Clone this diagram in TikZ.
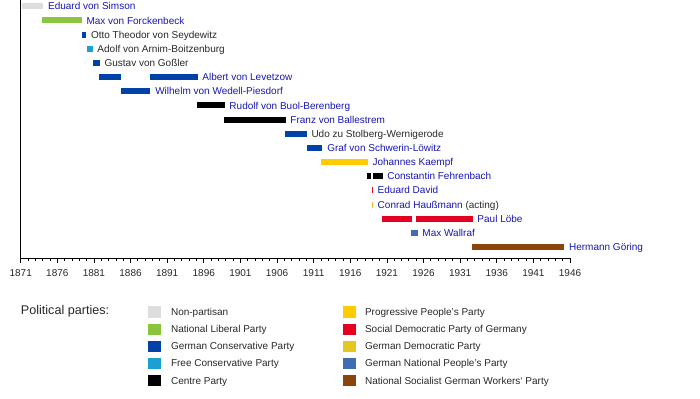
\documentclass[tikz,border=0pt]{standalone}
\usepackage{fontspec}
\setmainfont{Liberation Sans}
\usetikzlibrary{positioning}
% party colours
\definecolor{nonpartisan}{RGB}{221,221,221}
\definecolor{natlib}{RGB}{139,196,63}
\definecolor{gcons}{RGB}{0,66,168}
\definecolor{freecons}{RGB}{28,160,210}
\definecolor{centre}{RGB}{0,0,0}
\definecolor{progress}{RGB}{255,204,0}
\definecolor{spd}{RGB}{227,0,33}
\definecolor{ddp}{RGB}{229,199,32}
\definecolor{dnvp}{RGB}{64,108,180}
\definecolor{nsdap}{RGB}{139,69,10}
\definecolor{linkblue}{RGB}{22,22,180}
\definecolor{plaingray}{RGB}{40,40,40}
\tikzset{
	pbar/.style={line width=6bp}, % one term of office
	pname/.style={anchor=base west, inner sep=0pt, xshift=1.8bp, yshift=-3.6bp,
		text=linkblue, font=\fontsize{10bp}{12bp}\selectfont}, % name after the last bar
	pplain/.style={pname, text=plaingray}, % names without a link
	axis/.style={line width=1bp, line cap=rect},
	swatch/.style={minimum width=12.7bp, minimum height=11.5bp, inner sep=0pt},
	legtext/.style={anchor=base west, inner sep=0pt, yshift=-3.6bp,
		font=\fontsize{10bp}{12bp}\selectfont, text=plaingray},
}

\begin{document}
\begin{tikzpicture}[x=1bp, y=-1bp]
	\useasboundingbox (0,0) rectangle (700,398);

	%% the time line: x in years, y in rows
	\begin{scope}[shift={(20.7,6.3)}, x=7.324bp, y=-14.16bp, shift={(-1871,0)}]
	\coordinate (top) at (1871,-0.45);
	\coordinate (origin) at (1871,17.8);
	\coordinate (end) at (1946,17.8);

	\draw[pbar, nonpartisan] (1871.14,0) -- (1874.09,0) node[pname] (simson) {Eduard von Simson};
	\draw[pbar, natlib] (1873.95,1) -- (1879.33,1) node[pname] (forckenbeck) {Max von Forckenbeck};
	\draw[pbar, gcons] (1879.33,2) -- (1879.95,2) node[pplain] (seydewitz) {Otto Theodor von Seydewitz};
	\draw[pbar, freecons] (1880.01,3) -- (1880.83,3) node[pplain] (arnim) {Adolf von Arnim-Boitzenburg};
	\draw[pbar, gcons] (1880.91,4) -- (1881.8,4) node[pplain] (gossler) {Gustav von Goßler};
	% Levetzow had two terms
	\draw[pbar, gcons] (1881.75,5) -- (1884.75,5);
	\draw[pbar, gcons] (1888.68,5) -- (1895.15,5) node[pname] (levetzow) {Albert von Levetzow};
	\draw[pbar, gcons] (1884.72,6) -- (1888.72,6) node[pname] (wedell) {Wilhelm von Wedell-Piesdorf};
	\draw[pbar, centre] (1895.1,7) -- (1898.85,7) node[pname] (buol) {Rudolf von Buol-Berenberg};
	\draw[pbar, centre] (1898.8,8) -- (1907.18,8) node[pname] (ballestrem) {Franz von Ballestrem};
	\draw[pbar, gcons] (1907.12,9) -- (1910.05,9) node[pplain] (stolberg) {Udo zu Stolberg-Wernigerode};
	\draw[pbar, gcons] (1910.05,10) -- (1912.2,10) node[pname] (schwerin) {Graf von Schwerin-Löwitz};
	\draw[pbar, progress] (1911.98,11) -- (1918.38,11) node[pname] (kaempf) {Johannes Kaempf};
	%% revolution: the Reichstag breaks off
	\draw[pbar, centre] (1918.26,12) -- (1918.87,12);
	\draw[pbar, centre] (1919.05,12) -- (1920.4,12) node[pname] (fehrenbach) {Constantin Fehrenbach};
	\draw[pbar, spd] (1918.95,13) -- (1919.09,13) node[pname] (david) {Eduard David};
	\draw[pbar, ddp] (1918.95,14) -- (1919.09,14) node[pname] (haussmann) {Conrad Haußmann \textcolor{plaingray}{(acting)}};
	% Löbe had two terms
	\draw[pbar, spd] (1920.3,15) -- (1924.38,15);
	\draw[pbar, spd] (1924.98,15) -- (1932.71,15) node[pname] (loebe) {Paul Löbe};
	\draw[pbar, dnvp] (1924.32,16) -- (1925.2,16) node[pname] (wallraf) {Max Wallraf};
	\draw[pbar, nsdap] (1932.58,17) -- (1945.22,17) node[pname] (goering) {Hermann Göring};

	%% axes, ticks every year, labels every five years
	\draw[axis] (top) -- (origin) -- (end);
	\foreach \yr in {1871,...,1946}
		\draw[line width=0.8bp] (\yr,17.8) -- ++(0,-2.4bp);
	\foreach \yr in {1871,1876,...,1946}
		\draw[line width=0.8bp] (\yr,17.8) -- ++(0,-4.5bp)
			node[anchor=base, inner sep=0pt, yshift=-14.1bp, font=\fontsize{10bp}{12bp}\selectfont, text=plaingray] (t\yr) {\yr};
	\end{scope}

	%% legend
	\node[anchor=base west, inner sep=0pt, font=\fontsize{12.6bp}{14bp}\selectfont, text=plaingray] (legend) at (20.7,314.2) {Political parties:};
	% first column
	\node[swatch, fill=nonpartisan] (sw1) at (154.6,312.2) {};
	\node[swatch, fill=natlib, below=5.15bp of sw1] (sw2) {};
	\node[swatch, fill=gcons, below=5.15bp of sw2] (sw3) {};
	\node[swatch, fill=freecons, below=5.15bp of sw3] (sw4) {};
	\node[swatch, fill=centre, below=5.15bp of sw4] (sw5) {};
	\node[right=9.7bp of sw1, legtext] {Non-partisan};
	\node[right=9.7bp of sw2, legtext] {National Liberal Party};
	\node[right=9.7bp of sw3, legtext] {German Conservative Party};
	\node[right=9.7bp of sw4, legtext] {Free Conservative Party};
	\node[right=9.7bp of sw5, legtext] {Centre Party};
	% second column
	\node[swatch, fill=progress] (sw6) at (349.3,312.2) {};
	\node[swatch, fill=spd, below=5.15bp of sw6] (sw7) {};
	\node[swatch, fill=ddp, below=5.15bp of sw7] (sw8) {};
	\node[swatch, fill=dnvp, below=5.15bp of sw8] (sw9) {};
	\node[swatch, fill=nsdap, below=5.15bp of sw9] (sw10) {};
	\node[right=9bp of sw6, legtext] {Progressive People's Party};
	\node[right=9bp of sw7, legtext] {Social Democratic Party of Germany};
	\node[right=9bp of sw8, legtext] {German Democratic Party};
	\node[right=9bp of sw9, legtext] {German National People's Party};
	\node[right=9bp of sw10, legtext] {National Socialist German Workers` Party};
\end{tikzpicture}
\end{document}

What you have to do:
Pictures are excluded; output everything else in the data verbatim.

Problem solution:
Clone this diagram in TikZ.
\documentclass[tikz,border=0pt]{standalone}
\usepackage{fontspec}
\setmainfont{Liberation Sans}
\usetikzlibrary{positioning}
% party colours
\definecolor{nonpartisan}{RGB}{221,221,221}
\definecolor{natlib}{RGB}{139,196,63}
\definecolor{gcons}{RGB}{0,66,168}
\definecolor{freecons}{RGB}{28,160,210}
\definecolor{centre}{RGB}{0,0,0}
\definecolor{progress}{RGB}{255,204,0}
\definecolor{spd}{RGB}{227,0,33}
\definecolor{ddp}{RGB}{229,199,32}
\definecolor{dnvp}{RGB}{64,108,180}
\definecolor{nsdap}{RGB}{139,69,10}
\definecolor{linkblue}{RGB}{22,22,180}
\definecolor{plaingray}{RGB}{40,40,40}
\tikzset{
	pbar/.style={line width=6bp}, % one term of office
	pname/.style={anchor=base west, inner sep=0pt, xshift=1.8bp, yshift=-3.6bp,
		text=linkblue, font=\fontsize{10bp}{12bp}\selectfont}, % name after the last bar
	pplain/.style={pname, text=plaingray}, % names without a link
	axis/.style={line width=1bp, line cap=rect},
	swatch/.style={minimum width=12.7bp, minimum height=11.5bp, inner sep=0pt},
	legtext/.style={anchor=base west, inner sep=0pt, yshift=-3.6bp,
		font=\fontsize{10bp}{12bp}\selectfont, text=plaingray},
}

\begin{document}
\begin{tikzpicture}[x=1bp, y=-1bp]
	\useasboundingbox (0,0) rectangle (700,398);

	%% the time line: x in years, y in rows
	\begin{scope}[shift={(20.7,6.3)}, x=7.324bp, y=-14.16bp, shift={(-1871,0)}]
	\coordinate (top) at (1871,-0.45);
	\coordinate (origin) at (1871,17.8);
	\coordinate (end) at (1946,17.8);

	\draw[pbar, nonpartisan] (1871.14,0) -- (1874.09,0) node[pname] (simson) {Eduard von Simson};
	\draw[pbar, natlib] (1873.95,1) -- (1879.33,1) node[pname] (forckenbeck) {Max von Forckenbeck};
	\draw[pbar, gcons] (1879.33,2) -- (1879.95,2) node[pplain] (seydewitz) {Otto Theodor von Seydewitz};
	\draw[pbar, freecons] (1880.01,3) -- (1880.83,3) node[pplain] (arnim) {Adolf von Arnim-Boitzenburg};
	\draw[pbar, gcons] (1880.91,4) -- (1881.8,4) node[pplain] (gossler) {Gustav von Goßler};
	% Levetzow had two terms
	\draw[pbar, gcons] (1881.75,5) -- (1884.75,5);
	\draw[pbar, gcons] (1888.68,5) -- (1895.15,5) node[pname] (levetzow) {Albert von Levetzow};
	\draw[pbar, gcons] (1884.72,6) -- (1888.72,6) node[pname] (wedell) {Wilhelm von Wedell-Piesdorf};
	\draw[pbar, centre] (1895.1,7) -- (1898.85,7) node[pname] (buol) {Rudolf von Buol-Berenberg};
	\draw[pbar, centre] (1898.8,8) -- (1907.18,8) node[pname] (ballestrem) {Franz von Ballestrem};
	\draw[pbar, gcons] (1907.12,9) -- (1910.05,9) node[pplain] (stolberg) {Udo zu Stolberg-Wernigerode};
	\draw[pbar, gcons] (1910.05,10) -- (1912.2,10) node[pname] (schwerin) {Graf von Schwerin-Löwitz};
	\draw[pbar, progress] (1911.98,11) -- (1918.38,11) node[pname] (kaempf) {Johannes Kaempf};
	%% revolution: the Reichstag breaks off
	\draw[pbar, centre] (1918.26,12) -- (1918.87,12);
	\draw[pbar, centre] (1919.05,12) -- (1920.4,12) node[pname] (fehrenbach) {Constantin Fehrenbach};
	\draw[pbar, spd] (1918.95,13) -- (1919.09,13) node[pname] (david) {Eduard David};
	\draw[pbar, ddp] (1918.95,14) -- (1919.09,14) node[pname] (haussmann) {Conrad Haußmann \textcolor{plaingray}{(acting)}};
	% Löbe had two terms
	\draw[pbar, spd] (1920.3,15) -- (1924.38,15);
	\draw[pbar, spd] (1924.98,15) -- (1932.71,15) node[pname] (loebe) {Paul Löbe};
	\draw[pbar, dnvp] (1924.32,16) -- (1925.2,16) node[pname] (wallraf) {Max Wallraf};
	\draw[pbar, nsdap] (1932.58,17) -- (1945.22,17) node[pname] (goering) {Hermann Göring};

	%% axes, ticks every year, labels every five years
	\draw[axis] (top) -- (origin) -- (end);
	\foreach \yr in {1871,...,1946}
		\draw[line width=0.8bp] (\yr,17.8) -- ++(0,-2.4bp);
	\foreach \yr in {1871,1876,...,1946}
		\draw[line width=0.8bp] (\yr,17.8) -- ++(0,-4.5bp)
			node[anchor=base, inner sep=0pt, yshift=-14.1bp, font=\fontsize{10bp}{12bp}\selectfont, text=plaingray] (t\yr) {\yr};
	\end{scope}

	%% legend
	\node[anchor=base west, inner sep=0pt, font=\fontsize{12.6bp}{14bp}\selectfont, text=plaingray] (legend) at (20.7,314.2) {Political parties:};
	% first column
	\node[swatch, fill=nonpartisan] (sw1) at (154.6,312.2) {};
	\node[swatch, fill=natlib, below=5.15bp of sw1] (sw2) {};
	\node[swatch, fill=gcons, below=5.15bp of sw2] (sw3) {};
	\node[swatch, fill=freecons, below=5.15bp of sw3] (sw4) {};
	\node[swatch, fill=centre, below=5.15bp of sw4] (sw5) {};
	\node[right=9.7bp of sw1, legtext] {Non-partisan};
	\node[right=9.7bp of sw2, legtext] {National Liberal Party};
	\node[right=9.7bp of sw3, legtext] {German Conservative Party};
	\node[right=9.7bp of sw4, legtext] {Free Conservative Party};
	\node[right=9.7bp of sw5, legtext] {Centre Party};
	% second column
	\node[swatch, fill=progress] (sw6) at (349.3,312.2) {};
	\node[swatch, fill=spd, below=5.15bp of sw6] (sw7) {};
	\node[swatch, fill=ddp, below=5.15bp of sw7] (sw8) {};
	\node[swatch, fill=dnvp, below=5.15bp of sw8] (sw9) {};
	\node[swatch, fill=nsdap, below=5.15bp of sw9] (sw10) {};
	\node[right=9bp of sw6, legtext] {Progressive People's Party};
	\node[right=9bp of sw7, legtext] {Social Democratic Party of Germany};
	\node[right=9bp of sw8, legtext] {German Democratic Party};
	\node[right=9bp of sw9, legtext] {German National People's Party};
	\node[right=9bp of sw10, legtext] {National Socialist German Workers` Party};
\end{tikzpicture}
\end{document}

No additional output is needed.